Nevertheless, despite these impediments, students, like all human beings, are tasked to become persons of moral integrity with the courage to express this integrity publicly. The institutional structure of RU, like the culture of the U.S. in general, is designed to inhibit this development. But we cannot entirely blame these institutions for our personal lack of moral autonomy. The resources to become critically thinking, compassionate, nonviolent persons are all around us, on the internet, in libraries (including the RU library), and in the streets. That is the imperative laid upon us all as human beings: to activate our deepest humanity. Such development will not only bring incredible fullness and meaning to our personal lives, it will ultimately determine the future of humanity on this planet. Either we transform the world order with a deep moral vision developed from critical thinking, compassion, and nonviolence, or we will fail on this planet, and of our legacy will become nothing but death and ashes.
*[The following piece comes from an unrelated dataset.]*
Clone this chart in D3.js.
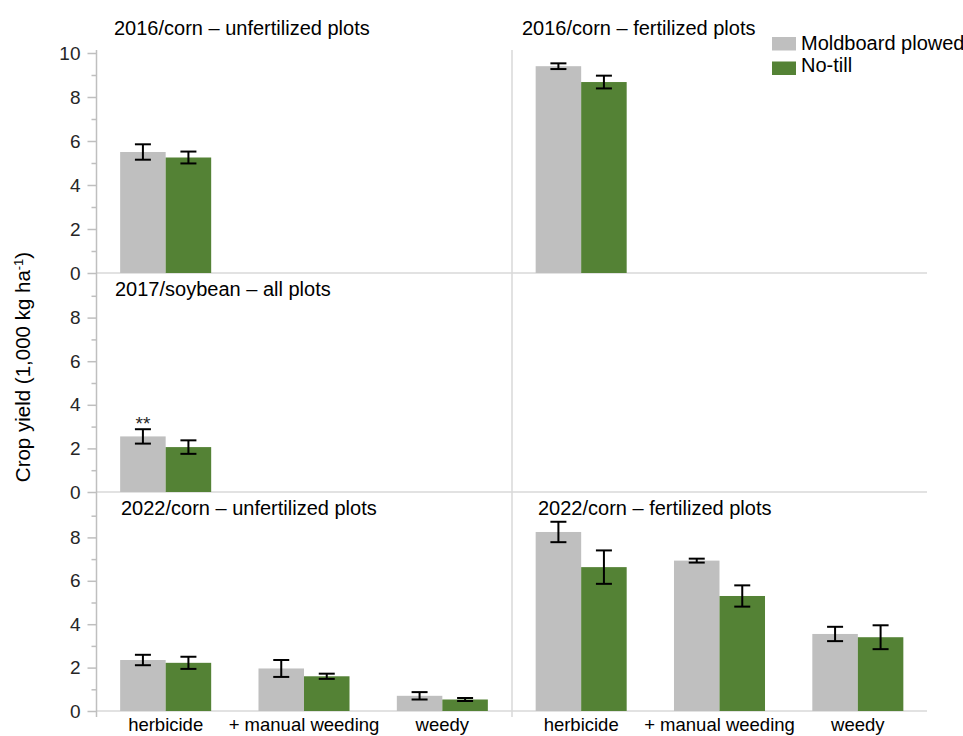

[1]     Lindner, Evelin, Making Enemies: Humiliation and International Conflict, London: Praeger International, 2006.

[2]     Martin, Glen T. Millennium Dawn: The Philosophy of Planetary Crisis and Human Liberation, Pamplin, VA: Institute for Economic Democracy Press, 2005, Chapter Three.

[3]     Barry, Kathleen, Unmaking War, Remaking Men, Santa Rosa, CA: Phoenix Rising Press of Santa Rosa, 2011.



[6]    Parenti, Michael, Against Empire, San Francisco: City Lights Books, 1995, p. 38[7]   Klein, Naomi, The Shock Doctrine: The Rise of Disaster Capitalism, Metropolitan Books, 2007.